Prompt |
Transcribe every line from the top down to the line with "350, 400, 450];", both ends included, but not the pictures.

━━━━━━━━━━━━━━━━━━━━━━━━━━━━━━

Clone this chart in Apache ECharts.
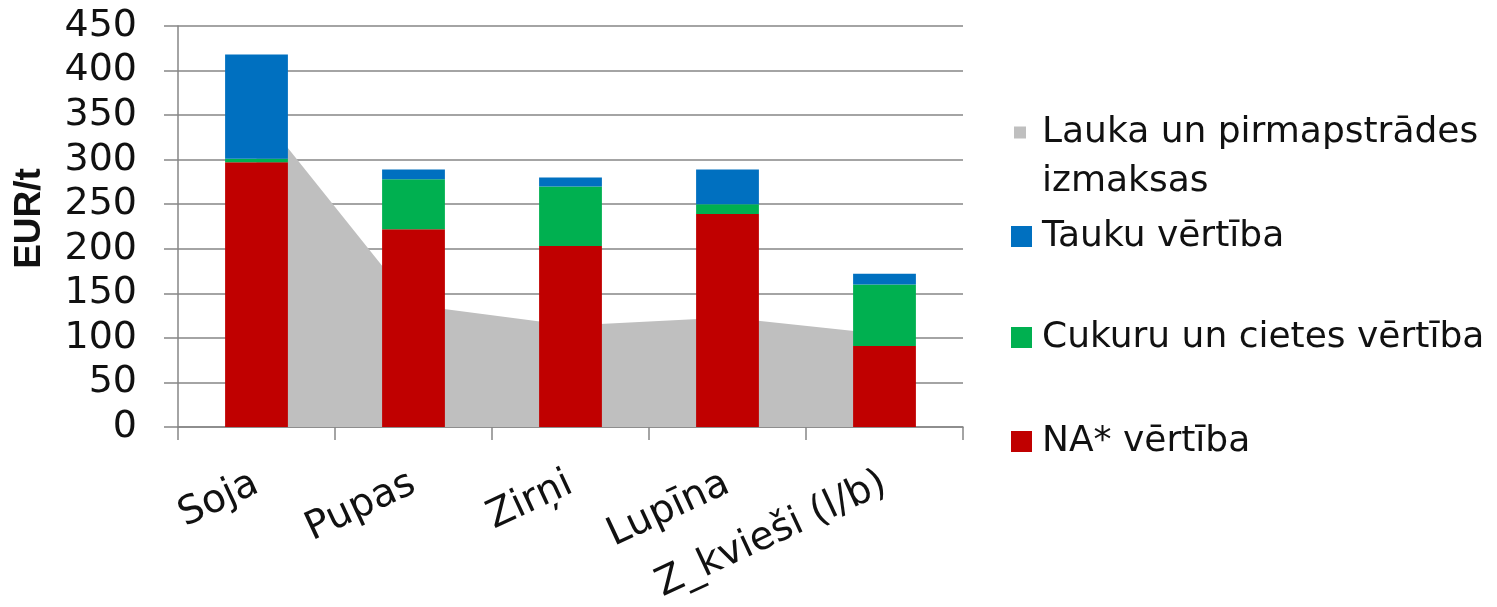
<!DOCTYPE html>
<html><head><meta charset="utf-8">
<script src="https://cdn.jsdelivr.net/npm/echarts@6/dist/echarts.min.js"></script>
<style>html,body{margin:0;padding:0;background:#fff}#c{width:1497px;height:607px}</style>
</head><body><div id="c"></div>
<script>
const categories = ['Soja', 'Pupas', 'Zirņi', 'Lupīna', 'Z_kvieši (l/b)'];
const naValues = [297, 222, 203, 239, 91];
const cukuruValues = [4, 56, 67, 11, 69];
const taukuValues = [117, 11, 10, 39, 12];
const laukaValues = [357, 137, 114, 123, 104];
const yTicks = [0, 50, 100, 150, 200, 250, 300, 350, 400, 450];

const FONT = 'DejaVu Sans';
const chart = echarts.init(document.getElementById('c'));
function legendFor(name, top, small) {
  return {
    data: [name], left: small ? 1009 : 1006, top: top, orient: 'vertical',
    itemWidth: small ? 12 : 21, itemHeight: small ? 12 : 21, icon: 'rect',
    selectedMode: false,
    formatter: n => n === 'Lauka un pirmapstrādes izmaksas' ? '\nLauka un pirmapstrādes\nizmaksas' : n,
    textStyle: { fontFamily: FONT, fontSize: 36, color: '#111', lineHeight: 49,
      padding: small ? [0, 0, 0, 11] : [0, 0, 0, 5] }
  };
}
chart.setOption({
  animation: false,
  grid: { left: 178, right: 534, top: 26, bottom: 180 },
  legend: [
    legendFor('Lauka un pirmapstrādes izmaksas', 54, true),
    legendFor('Tauku vērtība', 207, false),
    legendFor('Cukuru un cietes vērtība', 308, false),
    legendFor('NA* vērtība', 412, false)
  ],
  xAxis: {
    type: 'category', data: categories, boundaryGap: true,
    axisLine: { lineStyle: { color: '#868686', width: 1.5 } },
    axisTick: { show: true, length: 13, lineStyle: { color: '#868686', width: 1.5 } },
    axisLabel: { rotate: 25, fontFamily: FONT, fontSize: 39, color: '#111', margin: 55, interval: 0 }
  },
  yAxis: {
    type: 'value', min: 0, max: 450, interval: 50,
    name: 'EUR/t', nameLocation: 'middle', nameGap: 130,
    nameTextStyle: { fontFamily: 'Liberation Sans Narrow, Liberation Sans', fontSize: 37, fontWeight: 'bold', color: '#111',
      padding: [0, 0, 0, 16] },
    axisLine: { show: true, lineStyle: { color: '#868686', width: 1.5 } },
    axisTick: { show: true, length: 14, lineStyle: { color: '#868686', width: 1.5 } },
    splitLine: { lineStyle: { color: '#868686', width: 1.5 } },
    axisLabel: { fontFamily: FONT, fontSize: 38, color: '#111', margin: 41,
      formatter: v => yTicks.includes(v) ? String(v) : '' }
  },
  series: [
    { name: 'Lauka un pirmapstrādes izmaksas', type: 'line', data: laukaValues,
      symbol: 'none', lineStyle: { width: 0 }, color: '#BFBFBF',
      areaStyle: { color: '#BFBFBF', opacity: 1 }, z: 1 },
    { name: 'NA* vērtība', type: 'bar', stack: 's', data: naValues, color: '#C00000', barWidth: '40%', z: 3 },
    { name: 'Cukuru un cietes vērtība', type: 'bar', stack: 's', data: cukuruValues, color: '#00B050', barWidth: '40%', z: 3 },
    { name: 'Tauku vērtība', type: 'bar', stack: 's', data: taukuValues, color: '#0070C0', barWidth: '40%', z: 3 }
  ]
});
</script></body></html>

━━━━━━━━━━━━━━━━━━━━━━━━━━━━━━

Exercise response |
Clone this chart in Apache ECharts.
<!DOCTYPE html>
<html><head><meta charset="utf-8">
<script src="https://cdn.jsdelivr.net/npm/echarts@6/dist/echarts.min.js"></script>
<style>html,body{margin:0;padding:0;background:#fff}#c{width:1497px;height:607px}</style>
</head><body><div id="c"></div>
<script>
const categories = ['Soja', 'Pupas', 'Zirņi', 'Lupīna', 'Z_kvieši (l/b)'];
const naValues = [297, 222, 203, 239, 91];
const cukuruValues = [4, 56, 67, 11, 69];
const taukuValues = [117, 11, 10, 39, 12];
const laukaValues = [357, 137, 114, 123, 104];
const yTicks = [0, 50, 100, 150, 200, 250, 300, 350, 400, 450];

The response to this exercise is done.